R B Fleming (MA, PhD) is a biographer and historian whose published works include two local histories, Eldon Connections (1975) and Argyle, A Pioneer Village (1976); a biography of a Sir William Mackenzie (The Railway King of Canada, 1991); a picture book about Canadians who came out to see King George VI and Queen Elizabeth in 1939 (The Royal Tour of Canada, 2002); and a well illustrated book about Canadian general stores called General Stores of Canada: Merchants and Memories. He has edited several books, including Boswell's Children, The Art of the Biography (1994), which includes his own essay on Mackenzie; and The Wartime Letters of Leslie & Cecil Frost, for which Fleming wrote an extensive Introduction. His latest book is Peter Gzowski, A Biography, an acclaimed portrait of one of Canada's greatest broadcast journalists.

From 1996 to 2002, he has had five articles on Canadian history published in The Beaver, (now called Canada's History), as well as articles and reviews in academic journals. Fleming has contributed to The Canadian Encyclopaedia and to the Dictionary of Canadian Biography.

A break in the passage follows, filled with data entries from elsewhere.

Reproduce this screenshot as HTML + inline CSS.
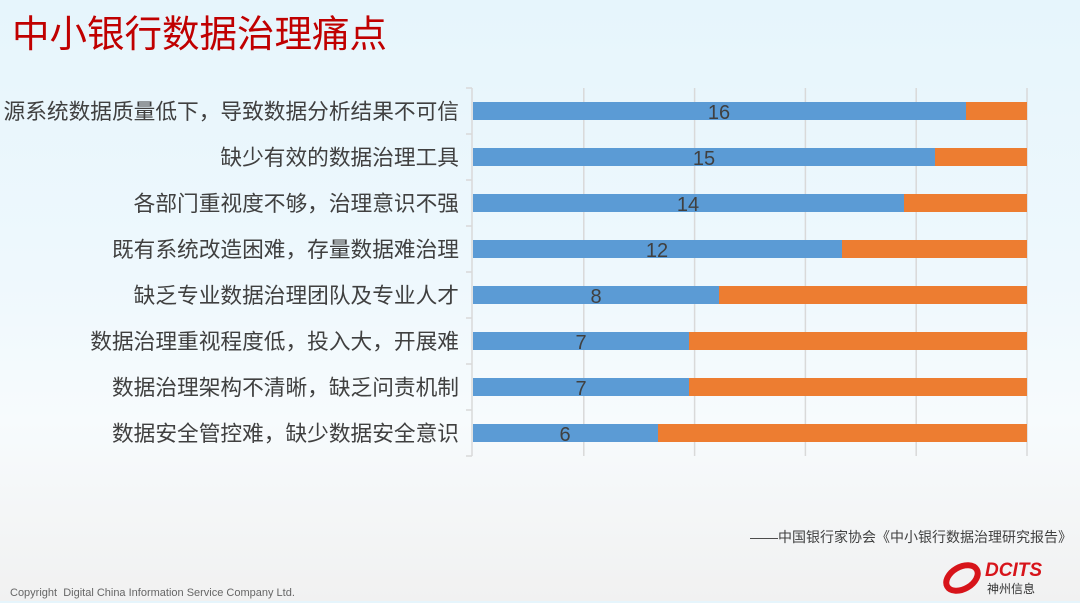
<!DOCTYPE html>
<html><head><meta charset="utf-8"><style>
html,body{margin:0;padding:0}
body{width:1080px;height:601px;overflow:hidden;position:relative;font-family:"Liberation Sans","Noto Sans CJK SC",sans-serif;
background:linear-gradient(180deg,#e6f5fc 0%,#eef8fd 45%,#f7fbfd 70%,#f1f1f1 100%);}
.t{position:absolute;left:12px;top:3px;font-size:37.5px;color:#c00000}
.src{position:absolute;right:8px;top:527px;font-size:14px;color:#404040}
.cp{position:absolute;left:10px;top:587px;font-size:11px;color:#666}
.logo{position:absolute;left:943px;top:558px}
</style></head><body>
<div class="t">中小银行数据治理痛点</div>
<svg width="1080" height="601" style="position:absolute;left:0;top:0" font-family="Liberation Sans, Noto Sans CJK SC, sans-serif">
<g stroke="#d9d9d9" stroke-width="1.5">
<line x1="583.8" y1="88" x2="583.8" y2="456"/><line x1="694.6" y1="88" x2="694.6" y2="456"/>
<line x1="805.4" y1="88" x2="805.4" y2="456"/><line x1="916.2" y1="88" x2="916.2" y2="456"/>
<line x1="1027" y1="88" x2="1027" y2="456"/>
<line x1="472" y1="88" x2="472" y2="456"/>
<line x1="466" y1="88" x2="472" y2="88"/><line x1="466" y1="134" x2="472" y2="134"/><line x1="466" y1="180" x2="472" y2="180"/><line x1="466" y1="226" x2="472" y2="226"/><line x1="466" y1="272" x2="472" y2="272"/><line x1="466" y1="318" x2="472" y2="318"/><line x1="466" y1="364" x2="472" y2="364"/><line x1="466" y1="410" x2="472" y2="410"/><line x1="466" y1="456" x2="472" y2="456"/>
</g>
<g font-size="21.7" fill="#404040" text-anchor="end">
<text x="459" y="119">源系统数据质量低下，导致数据分析结果不可信</text>
<text x="459" y="165">缺少有效的数据治理工具</text>
<text x="459" y="211">各部门重视度不够，治理意识不强</text>
<text x="459" y="257">既有系统改造困难，存量数据难治理</text>
<text x="459" y="303">缺乏专业数据治理团队及专业人才</text>
<text x="459" y="349">数据治理重视程度低，投入大，开展难</text>
<text x="459" y="395">数据治理架构不清晰，缺乏问责机制</text>
<text x="459" y="441">数据安全管控难，缺少数据安全意识</text>
</g>
<g>
<rect x="473" y="102" width="554" height="18" fill="#ed7d31"/><rect x="473" y="102" width="493" height="18" fill="#5b9bd5"/>
<rect x="473" y="148" width="554" height="18" fill="#ed7d31"/><rect x="473" y="148" width="462" height="18" fill="#5b9bd5"/>
<rect x="473" y="194" width="554" height="18" fill="#ed7d31"/><rect x="473" y="194" width="431" height="18" fill="#5b9bd5"/>
<rect x="473" y="240" width="554" height="18" fill="#ed7d31"/><rect x="473" y="240" width="369" height="18" fill="#5b9bd5"/>
<rect x="473" y="286" width="554" height="18" fill="#ed7d31"/><rect x="473" y="286" width="246" height="18" fill="#5b9bd5"/>
<rect x="473" y="332" width="554" height="18" fill="#ed7d31"/><rect x="473" y="332" width="216" height="18" fill="#5b9bd5"/>
<rect x="473" y="378" width="554" height="18" fill="#ed7d31"/><rect x="473" y="378" width="216" height="18" fill="#5b9bd5"/>
<rect x="473" y="424" width="554" height="18" fill="#ed7d31"/><rect x="473" y="424" width="185" height="18" fill="#5b9bd5"/>
</g>
<g font-size="20" fill="#404040" text-anchor="middle">
<text x="719" y="119">16</text><text x="704" y="165">15</text><text x="688" y="211">14</text><text x="657" y="257">12</text>
<text x="596" y="303">8</text><text x="581" y="349">7</text><text x="581" y="395">7</text><text x="565" y="441">6</text>
</g>
</svg>
<div class="src">——中国银行家协会《中小银行数据治理研究报告》</div>
<div class="cp">Copyright&nbsp; Digital China Information Service Company Ltd.</div>
<div class="logo">
<svg width="115" height="40"><ellipse cx="19" cy="20" rx="17" ry="11" fill="none" stroke="#d7141a" stroke-width="6" transform="rotate(-30 19 20)"/>
<text x="42" y="18" font-size="19" font-weight="bold" font-style="italic" fill="#d7141a" font-family="Liberation Sans">DCITS</text>
<text x="44" y="35" font-size="12" fill="#333" font-family="Noto Sans CJK SC">神州信息</text></svg>
</div>
</body></html>
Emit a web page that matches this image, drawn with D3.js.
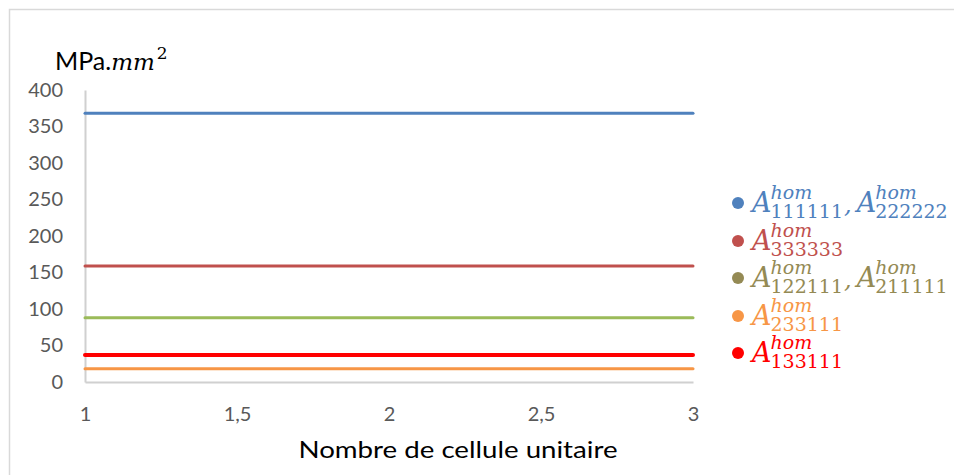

He is an avid writer of letters to editors. A member of organizations including the Canadian History Association, The Lindsay Canadian Club, and the Beaverton-Thorah-Eldon Historical Society, he enjoys travelling, good food and, of course, researching and writing.

For the last three decades, Fleming has travelled across Canada and to the UK for reading and speaking engagements to historical societies, Canadian Clubs, conferences, libraries, the Arts & Letters Club of Toronto, Rotary Clubs and so on. He has also been interviewed countless times on radio and television re his books.

The common denominator of his work is his local area of south central Ontario. Fleming begins with a local story or a local character or event, and develops his narrative from there. His book on Canadian general stores is a good example of that phenomenon: he was raised in a store so crammed with goods that it was often called "Little Eaton's", the once thriving department store chain, and "Little Honest Ed's," the colourful and chaotic bargain department store in Toronto. From that general store came the idea to write a history of general stores in Canada.

He makes the village of Argyle, Ontario, his home. He hopes to complete several more writing projects, including some fiction, before he ends up with teeth in a jar and mind down the hall.